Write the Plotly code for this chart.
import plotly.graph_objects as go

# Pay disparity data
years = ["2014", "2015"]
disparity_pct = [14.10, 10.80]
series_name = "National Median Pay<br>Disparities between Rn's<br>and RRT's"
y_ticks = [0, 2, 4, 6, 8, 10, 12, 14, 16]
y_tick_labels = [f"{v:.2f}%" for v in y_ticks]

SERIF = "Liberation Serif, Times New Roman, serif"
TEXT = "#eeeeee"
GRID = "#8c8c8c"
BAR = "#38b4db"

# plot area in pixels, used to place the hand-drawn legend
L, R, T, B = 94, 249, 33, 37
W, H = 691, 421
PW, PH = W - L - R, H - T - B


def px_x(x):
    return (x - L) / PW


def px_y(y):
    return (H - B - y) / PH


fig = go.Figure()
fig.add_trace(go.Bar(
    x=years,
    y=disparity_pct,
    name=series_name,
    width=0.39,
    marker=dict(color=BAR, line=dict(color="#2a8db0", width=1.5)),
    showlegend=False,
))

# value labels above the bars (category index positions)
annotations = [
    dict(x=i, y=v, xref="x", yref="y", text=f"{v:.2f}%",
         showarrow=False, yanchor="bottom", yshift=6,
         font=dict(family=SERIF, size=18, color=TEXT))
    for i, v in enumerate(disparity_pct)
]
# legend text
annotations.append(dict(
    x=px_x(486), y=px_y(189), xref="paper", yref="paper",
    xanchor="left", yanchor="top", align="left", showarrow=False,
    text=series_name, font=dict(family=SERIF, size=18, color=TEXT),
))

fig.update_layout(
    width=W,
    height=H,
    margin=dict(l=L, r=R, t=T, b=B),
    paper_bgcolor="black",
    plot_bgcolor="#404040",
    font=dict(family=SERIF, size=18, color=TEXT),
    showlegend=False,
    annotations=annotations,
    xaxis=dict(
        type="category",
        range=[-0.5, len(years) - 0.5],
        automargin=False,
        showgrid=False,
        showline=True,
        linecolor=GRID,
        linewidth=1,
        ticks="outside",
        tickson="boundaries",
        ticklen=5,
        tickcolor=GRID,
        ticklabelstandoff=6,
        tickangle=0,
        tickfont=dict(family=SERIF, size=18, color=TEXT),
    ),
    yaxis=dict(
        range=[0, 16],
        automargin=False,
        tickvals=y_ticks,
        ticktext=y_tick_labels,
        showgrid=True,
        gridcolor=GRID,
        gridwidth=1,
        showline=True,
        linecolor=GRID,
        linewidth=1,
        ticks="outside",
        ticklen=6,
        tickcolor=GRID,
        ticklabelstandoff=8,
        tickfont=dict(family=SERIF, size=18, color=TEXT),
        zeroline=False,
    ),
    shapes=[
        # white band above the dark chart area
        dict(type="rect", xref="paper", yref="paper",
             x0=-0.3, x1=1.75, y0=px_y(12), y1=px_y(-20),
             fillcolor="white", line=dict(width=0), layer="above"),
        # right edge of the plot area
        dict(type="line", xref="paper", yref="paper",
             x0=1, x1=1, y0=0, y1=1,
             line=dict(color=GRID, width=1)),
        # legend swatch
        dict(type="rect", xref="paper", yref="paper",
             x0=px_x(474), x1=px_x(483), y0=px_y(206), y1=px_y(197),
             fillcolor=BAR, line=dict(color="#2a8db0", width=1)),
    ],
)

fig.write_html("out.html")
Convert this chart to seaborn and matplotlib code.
----
**Instruction**
Reproduce the listing above word for word.

**Task solution**
Write the Plotly code for this chart.
import plotly.graph_objects as go

# Pay disparity data
years = ["2014", "2015"]
disparity_pct = [14.10, 10.80]
series_name = "National Median Pay<br>Disparities between Rn's<br>and RRT's"
y_ticks = [0, 2, 4, 6, 8, 10, 12, 14, 16]
y_tick_labels = [f"{v:.2f}%" for v in y_ticks]

SERIF = "Liberation Serif, Times New Roman, serif"
TEXT = "#eeeeee"
GRID = "#8c8c8c"
BAR = "#38b4db"

# plot area in pixels, used to place the hand-drawn legend
L, R, T, B = 94, 249, 33, 37
W, H = 691, 421
PW, PH = W - L - R, H - T - B


def px_x(x):
    return (x - L) / PW


def px_y(y):
    return (H - B - y) / PH


fig = go.Figure()
fig.add_trace(go.Bar(
    x=years,
    y=disparity_pct,
    name=series_name,
    width=0.39,
    marker=dict(color=BAR, line=dict(color="#2a8db0", width=1.5)),
    showlegend=False,
))

# value labels above the bars (category index positions)
annotations = [
    dict(x=i, y=v, xref="x", yref="y", text=f"{v:.2f}%",
         showarrow=False, yanchor="bottom", yshift=6,
         font=dict(family=SERIF, size=18, color=TEXT))
    for i, v in enumerate(disparity_pct)
]
# legend text
annotations.append(dict(
    x=px_x(486), y=px_y(189), xref="paper", yref="paper",
    xanchor="left", yanchor="top", align="left", showarrow=False,
    text=series_name, font=dict(family=SERIF, size=18, color=TEXT),
))

fig.update_layout(
    width=W,
    height=H,
    margin=dict(l=L, r=R, t=T, b=B),
    paper_bgcolor="black",
    plot_bgcolor="#404040",
    font=dict(family=SERIF, size=18, color=TEXT),
    showlegend=False,
    annotations=annotations,
    xaxis=dict(
        type="category",
        range=[-0.5, len(years) - 0.5],
        automargin=False,
        showgrid=False,
        showline=True,
        linecolor=GRID,
        linewidth=1,
        ticks="outside",
        tickson="boundaries",
        ticklen=5,
        tickcolor=GRID,
        ticklabelstandoff=6,
        tickangle=0,
        tickfont=dict(family=SERIF, size=18, color=TEXT),
    ),
    yaxis=dict(
        range=[0, 16],
        automargin=False,
        tickvals=y_ticks,
        ticktext=y_tick_labels,
        showgrid=True,
        gridcolor=GRID,
        gridwidth=1,
        showline=True,
        linecolor=GRID,
        linewidth=1,
        ticks="outside",
        ticklen=6,
        tickcolor=GRID,
        ticklabelstandoff=8,
        tickfont=dict(family=SERIF, size=18, color=TEXT),
        zeroline=False,
    ),
    shapes=[
        # white band above the dark chart area
        dict(type="rect", xref="paper", yref="paper",
             x0=-0.3, x1=1.75, y0=px_y(12), y1=px_y(-20),
             fillcolor="white", line=dict(width=0), layer="above"),
        # right edge of the plot area
        dict(type="line", xref="paper", yref="paper",
             x0=1, x1=1, y0=0, y1=1,
             line=dict(color=GRID, width=1)),
        # legend swatch
        dict(type="rect", xref="paper", yref="paper",
             x0=px_x(474), x1=px_x(483), y0=px_y(206), y1=px_y(197),
             fillcolor=BAR, line=dict(color="#2a8db0", width=1)),
    ],
)

fig.write_html("out.html")
Convert this chart to seaborn and matplotlib code.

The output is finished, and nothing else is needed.